** Start of DATA BLOCK **

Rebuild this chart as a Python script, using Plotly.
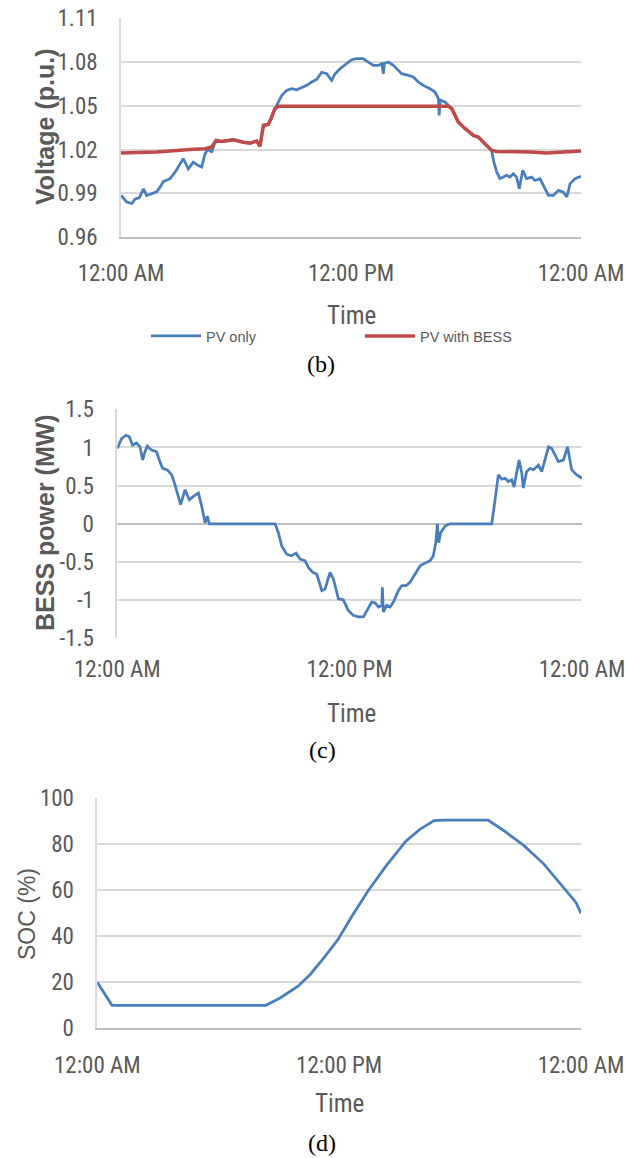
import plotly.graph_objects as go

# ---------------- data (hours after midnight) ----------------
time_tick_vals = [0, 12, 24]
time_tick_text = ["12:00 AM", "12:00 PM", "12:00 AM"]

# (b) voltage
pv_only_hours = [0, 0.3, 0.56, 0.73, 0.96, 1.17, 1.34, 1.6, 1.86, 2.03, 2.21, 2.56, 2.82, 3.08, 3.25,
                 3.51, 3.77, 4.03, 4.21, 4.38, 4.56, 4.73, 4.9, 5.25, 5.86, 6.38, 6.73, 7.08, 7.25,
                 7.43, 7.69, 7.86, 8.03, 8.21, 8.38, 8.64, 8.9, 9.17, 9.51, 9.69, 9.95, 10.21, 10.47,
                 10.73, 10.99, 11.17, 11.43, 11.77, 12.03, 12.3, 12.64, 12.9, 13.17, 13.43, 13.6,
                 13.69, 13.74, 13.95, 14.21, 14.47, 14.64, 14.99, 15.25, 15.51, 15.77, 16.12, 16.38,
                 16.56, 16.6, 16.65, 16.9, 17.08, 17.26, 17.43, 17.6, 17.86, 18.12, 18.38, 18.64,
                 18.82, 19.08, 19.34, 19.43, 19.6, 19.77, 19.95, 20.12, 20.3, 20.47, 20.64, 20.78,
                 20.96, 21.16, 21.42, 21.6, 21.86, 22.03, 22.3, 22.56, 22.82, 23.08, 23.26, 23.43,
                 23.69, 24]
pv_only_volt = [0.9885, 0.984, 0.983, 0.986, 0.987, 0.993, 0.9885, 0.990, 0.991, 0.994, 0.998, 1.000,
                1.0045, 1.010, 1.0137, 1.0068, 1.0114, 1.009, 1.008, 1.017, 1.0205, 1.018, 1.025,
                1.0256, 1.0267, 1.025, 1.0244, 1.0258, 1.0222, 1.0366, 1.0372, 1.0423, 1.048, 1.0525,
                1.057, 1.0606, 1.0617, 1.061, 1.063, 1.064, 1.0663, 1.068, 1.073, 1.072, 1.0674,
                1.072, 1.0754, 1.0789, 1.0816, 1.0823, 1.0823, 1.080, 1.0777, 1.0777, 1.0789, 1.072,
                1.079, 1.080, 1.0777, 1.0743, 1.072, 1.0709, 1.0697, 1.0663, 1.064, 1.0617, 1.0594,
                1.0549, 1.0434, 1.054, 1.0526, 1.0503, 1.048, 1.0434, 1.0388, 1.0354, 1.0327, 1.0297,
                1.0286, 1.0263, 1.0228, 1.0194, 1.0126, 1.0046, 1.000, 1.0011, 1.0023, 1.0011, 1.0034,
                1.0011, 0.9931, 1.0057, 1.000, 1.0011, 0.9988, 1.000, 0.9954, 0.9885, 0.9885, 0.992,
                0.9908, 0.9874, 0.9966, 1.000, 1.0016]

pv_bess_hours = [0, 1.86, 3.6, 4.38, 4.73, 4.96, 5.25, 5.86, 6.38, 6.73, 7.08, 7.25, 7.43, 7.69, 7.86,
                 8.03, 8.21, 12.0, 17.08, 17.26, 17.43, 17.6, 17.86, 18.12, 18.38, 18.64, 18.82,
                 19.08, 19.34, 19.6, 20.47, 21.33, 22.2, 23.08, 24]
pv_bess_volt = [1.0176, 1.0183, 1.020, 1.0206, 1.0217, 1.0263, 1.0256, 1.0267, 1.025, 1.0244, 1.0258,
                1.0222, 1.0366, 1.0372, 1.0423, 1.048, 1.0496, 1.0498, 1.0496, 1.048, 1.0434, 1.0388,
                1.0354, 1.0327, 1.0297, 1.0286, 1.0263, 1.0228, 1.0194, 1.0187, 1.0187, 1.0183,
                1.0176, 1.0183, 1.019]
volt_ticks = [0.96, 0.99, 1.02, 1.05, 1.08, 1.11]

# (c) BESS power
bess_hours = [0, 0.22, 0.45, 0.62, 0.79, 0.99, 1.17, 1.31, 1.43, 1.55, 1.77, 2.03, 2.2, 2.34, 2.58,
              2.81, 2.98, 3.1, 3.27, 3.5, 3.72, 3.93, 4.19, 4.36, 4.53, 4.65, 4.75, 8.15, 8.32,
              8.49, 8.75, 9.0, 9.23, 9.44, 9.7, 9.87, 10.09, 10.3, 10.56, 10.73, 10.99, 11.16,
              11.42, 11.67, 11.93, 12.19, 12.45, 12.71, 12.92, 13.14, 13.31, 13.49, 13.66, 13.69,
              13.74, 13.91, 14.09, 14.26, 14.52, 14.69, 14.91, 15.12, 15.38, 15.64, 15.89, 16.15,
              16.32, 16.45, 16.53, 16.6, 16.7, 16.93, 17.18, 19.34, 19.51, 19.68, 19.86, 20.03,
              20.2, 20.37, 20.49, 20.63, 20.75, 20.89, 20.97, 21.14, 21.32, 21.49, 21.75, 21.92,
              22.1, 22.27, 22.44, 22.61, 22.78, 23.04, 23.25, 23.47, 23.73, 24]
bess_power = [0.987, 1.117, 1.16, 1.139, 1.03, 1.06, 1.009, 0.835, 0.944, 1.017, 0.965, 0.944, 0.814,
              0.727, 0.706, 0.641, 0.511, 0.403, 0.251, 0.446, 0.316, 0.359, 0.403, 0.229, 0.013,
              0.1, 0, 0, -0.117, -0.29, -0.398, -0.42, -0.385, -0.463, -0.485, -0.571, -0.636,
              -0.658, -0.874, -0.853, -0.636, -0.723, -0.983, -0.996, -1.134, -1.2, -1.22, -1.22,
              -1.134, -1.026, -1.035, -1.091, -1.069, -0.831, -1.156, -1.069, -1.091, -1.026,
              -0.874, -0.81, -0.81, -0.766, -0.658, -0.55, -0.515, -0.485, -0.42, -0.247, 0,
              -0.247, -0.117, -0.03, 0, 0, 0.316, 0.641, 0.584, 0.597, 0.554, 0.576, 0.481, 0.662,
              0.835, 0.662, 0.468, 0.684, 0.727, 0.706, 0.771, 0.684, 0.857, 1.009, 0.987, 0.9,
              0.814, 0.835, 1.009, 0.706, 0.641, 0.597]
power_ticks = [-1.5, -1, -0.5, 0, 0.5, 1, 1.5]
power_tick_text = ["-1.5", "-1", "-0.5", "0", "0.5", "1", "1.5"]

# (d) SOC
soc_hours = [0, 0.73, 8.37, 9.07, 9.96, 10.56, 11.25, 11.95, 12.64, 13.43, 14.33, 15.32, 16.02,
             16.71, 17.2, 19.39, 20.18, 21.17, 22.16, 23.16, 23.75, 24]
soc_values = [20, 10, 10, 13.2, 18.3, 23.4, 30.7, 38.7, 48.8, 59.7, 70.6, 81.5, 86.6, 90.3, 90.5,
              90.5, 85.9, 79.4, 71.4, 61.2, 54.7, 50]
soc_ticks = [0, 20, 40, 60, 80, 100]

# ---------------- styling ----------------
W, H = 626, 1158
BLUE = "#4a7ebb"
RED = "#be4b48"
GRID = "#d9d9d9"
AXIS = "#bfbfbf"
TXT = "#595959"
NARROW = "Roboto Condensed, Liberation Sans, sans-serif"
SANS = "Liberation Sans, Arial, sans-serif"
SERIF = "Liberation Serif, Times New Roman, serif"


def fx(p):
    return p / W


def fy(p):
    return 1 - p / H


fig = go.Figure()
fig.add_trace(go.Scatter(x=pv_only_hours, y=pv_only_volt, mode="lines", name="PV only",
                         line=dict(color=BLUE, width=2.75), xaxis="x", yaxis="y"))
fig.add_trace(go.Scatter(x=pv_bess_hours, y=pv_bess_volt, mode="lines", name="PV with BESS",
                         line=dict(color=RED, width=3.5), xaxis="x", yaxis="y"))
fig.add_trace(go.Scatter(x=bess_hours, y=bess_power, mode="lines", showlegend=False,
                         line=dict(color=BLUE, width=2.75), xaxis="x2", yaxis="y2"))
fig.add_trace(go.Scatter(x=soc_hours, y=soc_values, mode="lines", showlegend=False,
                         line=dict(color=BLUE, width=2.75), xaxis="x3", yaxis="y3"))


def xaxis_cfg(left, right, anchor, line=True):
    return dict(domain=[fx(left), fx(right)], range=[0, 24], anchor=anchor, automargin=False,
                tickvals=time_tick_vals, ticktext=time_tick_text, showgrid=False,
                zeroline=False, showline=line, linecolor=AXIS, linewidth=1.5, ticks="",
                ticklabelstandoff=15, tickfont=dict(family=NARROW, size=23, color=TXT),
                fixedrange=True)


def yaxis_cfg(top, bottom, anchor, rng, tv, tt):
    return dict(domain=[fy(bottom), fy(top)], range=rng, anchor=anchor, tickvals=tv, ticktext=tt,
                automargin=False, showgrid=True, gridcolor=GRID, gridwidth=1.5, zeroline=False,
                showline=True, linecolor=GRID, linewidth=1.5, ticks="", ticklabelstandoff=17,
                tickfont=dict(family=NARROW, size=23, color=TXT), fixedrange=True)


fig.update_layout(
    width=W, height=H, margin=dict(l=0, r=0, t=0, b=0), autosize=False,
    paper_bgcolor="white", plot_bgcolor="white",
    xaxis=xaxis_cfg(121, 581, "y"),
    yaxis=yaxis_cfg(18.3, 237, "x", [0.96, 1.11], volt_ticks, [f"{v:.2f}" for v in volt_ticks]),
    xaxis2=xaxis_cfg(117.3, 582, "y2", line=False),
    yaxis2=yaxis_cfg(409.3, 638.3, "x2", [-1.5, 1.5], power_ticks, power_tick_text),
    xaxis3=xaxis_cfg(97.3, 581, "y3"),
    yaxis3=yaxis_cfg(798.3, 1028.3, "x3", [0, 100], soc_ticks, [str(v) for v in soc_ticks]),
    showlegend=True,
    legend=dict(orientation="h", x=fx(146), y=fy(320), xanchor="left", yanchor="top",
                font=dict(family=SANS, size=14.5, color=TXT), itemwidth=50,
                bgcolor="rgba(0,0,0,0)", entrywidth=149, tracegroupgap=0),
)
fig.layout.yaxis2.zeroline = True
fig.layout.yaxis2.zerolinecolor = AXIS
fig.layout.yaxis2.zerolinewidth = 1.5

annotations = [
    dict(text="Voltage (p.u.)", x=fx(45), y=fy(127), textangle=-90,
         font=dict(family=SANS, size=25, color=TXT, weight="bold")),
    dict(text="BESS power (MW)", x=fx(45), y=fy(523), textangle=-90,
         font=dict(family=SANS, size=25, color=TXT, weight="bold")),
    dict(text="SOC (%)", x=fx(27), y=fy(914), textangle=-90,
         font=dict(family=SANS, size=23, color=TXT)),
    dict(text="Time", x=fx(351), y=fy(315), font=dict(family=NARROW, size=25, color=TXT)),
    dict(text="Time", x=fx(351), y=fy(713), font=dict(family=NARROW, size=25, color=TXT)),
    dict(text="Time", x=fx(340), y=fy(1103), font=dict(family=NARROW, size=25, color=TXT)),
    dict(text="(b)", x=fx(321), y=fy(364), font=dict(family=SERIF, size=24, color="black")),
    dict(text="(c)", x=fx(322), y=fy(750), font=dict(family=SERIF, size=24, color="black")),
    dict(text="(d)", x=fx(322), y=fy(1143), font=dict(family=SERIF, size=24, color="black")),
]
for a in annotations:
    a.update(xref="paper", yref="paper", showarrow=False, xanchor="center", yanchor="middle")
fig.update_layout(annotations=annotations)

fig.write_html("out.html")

** End of DATA BLOCK **

> [INSTRUCTIONS TO FOLLOW]:
Only the lines from the start of the material through the line containing "0.9908, 0.9874, 0.9966, 1.000, 1.0016]" should be transcribed. Pictures stay out.

> [IN RESPONSE]:
Rebuild this chart as a Python script, using Plotly.
import plotly.graph_objects as go

# ---------------- data (hours after midnight) ----------------
time_tick_vals = [0, 12, 24]
time_tick_text = ["12:00 AM", "12:00 PM", "12:00 AM"]

# (b) voltage
pv_only_hours = [0, 0.3, 0.56, 0.73, 0.96, 1.17, 1.34, 1.6, 1.86, 2.03, 2.21, 2.56, 2.82, 3.08, 3.25,
                 3.51, 3.77, 4.03, 4.21, 4.38, 4.56, 4.73, 4.9, 5.25, 5.86, 6.38, 6.73, 7.08, 7.25,
                 7.43, 7.69, 7.86, 8.03, 8.21, 8.38, 8.64, 8.9, 9.17, 9.51, 9.69, 9.95, 10.21, 10.47,
                 10.73, 10.99, 11.17, 11.43, 11.77, 12.03, 12.3, 12.64, 12.9, 13.17, 13.43, 13.6,
                 13.69, 13.74, 13.95, 14.21, 14.47, 14.64, 14.99, 15.25, 15.51, 15.77, 16.12, 16.38,
                 16.56, 16.6, 16.65, 16.9, 17.08, 17.26, 17.43, 17.6, 17.86, 18.12, 18.38, 18.64,
                 18.82, 19.08, 19.34, 19.43, 19.6, 19.77, 19.95, 20.12, 20.3, 20.47, 20.64, 20.78,
                 20.96, 21.16, 21.42, 21.6, 21.86, 22.03, 22.3, 22.56, 22.82, 23.08, 23.26, 23.43,
                 23.69, 24]
pv_only_volt = [0.9885, 0.984, 0.983, 0.986, 0.987, 0.993, 0.9885, 0.990, 0.991, 0.994, 0.998, 1.000,
                1.0045, 1.010, 1.0137, 1.0068, 1.0114, 1.009, 1.008, 1.017, 1.0205, 1.018, 1.025,
                1.0256, 1.0267, 1.025, 1.0244, 1.0258, 1.0222, 1.0366, 1.0372, 1.0423, 1.048, 1.0525,
                1.057, 1.0606, 1.0617, 1.061, 1.063, 1.064, 1.0663, 1.068, 1.073, 1.072, 1.0674,
                1.072, 1.0754, 1.0789, 1.0816, 1.0823, 1.0823, 1.080, 1.0777, 1.0777, 1.0789, 1.072,
                1.079, 1.080, 1.0777, 1.0743, 1.072, 1.0709, 1.0697, 1.0663, 1.064, 1.0617, 1.0594,
                1.0549, 1.0434, 1.054, 1.0526, 1.0503, 1.048, 1.0434, 1.0388, 1.0354, 1.0327, 1.0297,
                1.0286, 1.0263, 1.0228, 1.0194, 1.0126, 1.0046, 1.000, 1.0011, 1.0023, 1.0011, 1.0034,
                1.0011, 0.9931, 1.0057, 1.000, 1.0011, 0.9988, 1.000, 0.9954, 0.9885, 0.9885, 0.992,
                0.9908, 0.9874, 0.9966, 1.000, 1.0016]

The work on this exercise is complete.